Très vieille tradition datant au moins du XVIIIème siècle, la scarification (haabré en langue ko) est un rituel qui consiste à inciser la peau à l’aide d’une lame bien aiguisée, recouvrir la plaie alors ouverte de beurre de karité, de suc ou cendres de plantes médicinales ou de boue, et ainsi laisser se former un motif sur la peau.
Ces balafres et incisions abdominales et dorsales sont particulièrement présentes chez les peuples d’Afrique occidentale et équatoriale. Elles auraient été apportées au Sahara et en Afrique subsaharienne par les peuples métissés d’Égypte.
Historiquement, la scarification était utilisée par les tribus sur le champ de bataille pour distinguer le partenaire de l’ennemi. Au fil des siècles, elle a gardé sa signification ethnique notamment chez les Bambara du Mali, qui l’utilisent pour se distinguer des autres ethnies. Des signes faciaux et corporels peuvent néanmoins, par coïncidence, être partagés par des tribus.

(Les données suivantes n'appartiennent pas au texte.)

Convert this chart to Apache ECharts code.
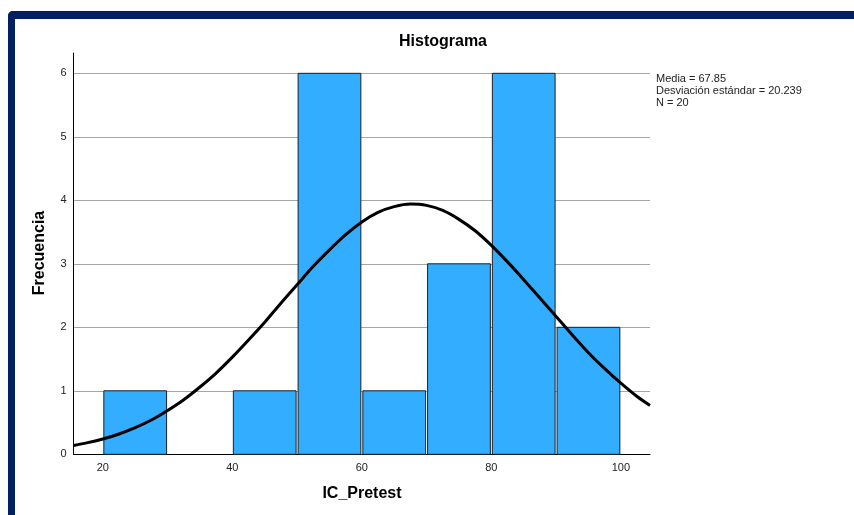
<!DOCTYPE html>
<html>
<head>
<meta charset="utf-8">
<script src="https://cdn.jsdelivr.net/npm/echarts@6/dist/echarts.min.js"></script>
<style>
  html, body { margin:0; padding:0; background:#fff; width:854px; height:515px; overflow:hidden; }
  #frame { position:absolute; left:8px; top:11px; width:900px; height:560px; border-top:8px solid #00205f; border-left:7px solid #00205f; border-top-left-radius:5px; box-sizing:border-box; }
  #chart { position:absolute; left:0; top:0; width:854px; height:515px; }
</style>
</head>
<body>
<div id="frame"></div>
<div id="chart"></div>
<script>
// Histogram bins (lower edge, upper edge) and frequencies
const binStart = [20, 30, 40, 50, 60, 70, 80, 90];
const binEnd   = [30, 40, 50, 60, 70, 80, 90, 100];
const counts   = [1, 0, 1, 6, 1, 3, 6, 2];
// Normal curve
const curveX = [15.5, 17.5, 20, 22.5, 25, 27.5, 30, 32.5, 35, 37.5, 40, 42.5, 45, 47.5, 50, 52.5, 55, 57.5, 60, 62.5, 65, 67.5, 70, 72.5, 75, 77.5, 80, 82.5, 85, 87.5, 90, 92.5, 95, 97.5, 100, 102.5, 104.5];
const curveY = [0.14, 0.18, 0.24, 0.32, 0.42, 0.54, 0.69, 0.86, 1.06, 1.28, 1.53, 1.80, 2.08, 2.38, 2.67, 2.96, 3.22, 3.46, 3.66, 3.81, 3.90, 3.94, 3.92, 3.84, 3.70, 3.52, 3.29, 3.03, 2.75, 2.46, 2.17, 1.88, 1.60, 1.35, 1.12, 0.91, 0.77];
const xTicks = [20, 40, 60, 80, 100];
const yTicks = [0, 1, 2, 3, 4, 5, 6];
const statsLines = ['Media = 67.85', 'Desviación estándar = 20.239', 'N = 20'];
const titleText = 'Histograma';
const xName = 'IC_Pretest';
const yName = 'Frecuencia';

const FONT = '"Liberation Sans", Arial, sans-serif';
const barData = binStart.map((s, i) => [s, binEnd[i], counts[i]]).filter(d => d[2] > 0);
const curveData = curveX.map((x, i) => [x, curveY[i]]);

const chart = echarts.init(document.getElementById('chart'), null, { renderer: 'canvas' });
chart.setOption({
  animation: false,
  backgroundColor: 'transparent',
  title: {
    text: titleText, left: 438, top: 29, textAlign: 'center',
    textStyle: { fontFamily: FONT, fontSize: 16, fontWeight: 'bold', color: '#000' }
  },
  grid: { left: 73.7, right: 204, top: 53, bottom: 60.7, containLabel: false },
  xAxis: {
    type: 'value', min: 15.5, max: 104.5,
    axisLine: { show: true, onZero: false, lineStyle: { color: '#000', width: 1 } },
    axisTick: { show: false },
    splitLine: { show: false },
    axisLabel: { customValues: xTicks, margin: 8, fontFamily: FONT, fontSize: 11, color: '#222' }
  },
  yAxis: {
    type: 'value', min: 0, max: 6.32, interval: 1,
    axisLine: { show: true, lineStyle: { color: '#000', width: 1 } },
    axisTick: { show: false },
    splitLine: { show: true, showMaxLine: false, showMinLine: false, lineStyle: { color: '#a6a6a6', width: 1 } },
    axisLabel: {
      margin: 7, fontFamily: FONT, fontSize: 11, color: '#222',
      formatter: v => (yTicks.indexOf(v) >= 0 ? String(v) : '')
    }
  },
  graphic: [
    { type: 'text', x: 40, y: 253, rotation: Math.PI / 2,
      style: { text: yName, font: 'bold 16px ' + FONT, fill: '#000', textAlign: 'center', textVerticalAlign: 'middle' } },
    { type: 'text', x: 362, y: 494,
      style: { text: xName, font: 'bold 16px ' + FONT, fill: '#000', textAlign: 'center', textVerticalAlign: 'middle' } },
    { type: 'text', left: 656, top: 73,
      style: { text: statsLines.join('\n'), font: '11px ' + FONT, lineHeight: 12, fill: '#222' } }
  ],
  series: [
    {
      type: 'custom',
      data: barData,
      encode: { x: [0, 1], y: 2 },
      z: 2,
      renderItem: function (params, api) {
        const p0 = api.coord([api.value(0), api.value(2)]);
        const p1 = api.coord([api.value(1), 0]);
        return {
          type: 'rect',
          shape: { x: p0[0] + 1, y: p0[1], width: p1[0] - p0[0] - 2, height: p1[1] - p0[1] },
          style: { fill: '#33adff', stroke: '#1f1f1f', lineWidth: 1 }
        };
      }
    },
    {
      type: 'line',
      data: curveData,
      smooth: 0.3,
      symbol: 'none',
      z: 5,
      lineStyle: { color: '#000', width: 3 }
    }
  ]
});
</script>
</body>
</html>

Peu et à peu, ces incisions ont revêtu de nouvelles valeurs : telles des cartes d’identité griffées à même le corps, les scarifications ont été utilisées pour afficher son statut social ; elles ont aussi été considérées comme des accessoires de beauté notamment chez les femmes ghanéennes. Certaines tribus leur attribuent même des vertus médico-religieuses : les incisions au niveau des articulations aideraient à lutter contre les rhumatismes, d’autres seraient des protections contre les mauvais esprits. Pour les Houeda du Bénin, la scarification est un moyen de renouer avec leurs racines et ancêtres et revêtent une valeur commémorative du passé de leur village.
Néanmoins, la scarification fait aussi l’objet d’un débat de plus en virulent quant au maintien de ce rituel. En effet, le manque d’hygiène fréquent des sculpteurs scarificateurs posent le problème du risque de contamination du VIH ou du tétanos. Au Nigéria, la scarification des enfants a été interdite au nom des droit des enfants. Car oui, il ne faut pas le négliger : la scarification demeure pour de nombreuses tribus un acte imposé par les parents à leurs enfants comme chez les Sara du Tchad, qui utilisent l’incision comme rite de passage de l’enfance à l’âge adolescent, et la pratiquent aussi sur les enfants de bas âge.
Ces scarifications ont actuellement été mises sous le feu des projecteurs et transformées en objet d’art notamment à travers le livres de photos Scarification de l’artiste belge Jean-Michel lajot, publié en 2008, puis par l’exposition de Joanna Choumali qui s’est achevée fin août à Jaborandi. Il n’est pas étonnant de voir que les principaux modèles paraissent tous avoir plus de 30 ans.
De plus en plus de jeunes hommes et femmes rejettent effectivement la scarification, la qualifiant de rite archaïque et dépassé.
Dès lors, les scarifications soulèvent bien le problème du tiraillement de la jeunesse entre modernité et poursuite de certaines traditions.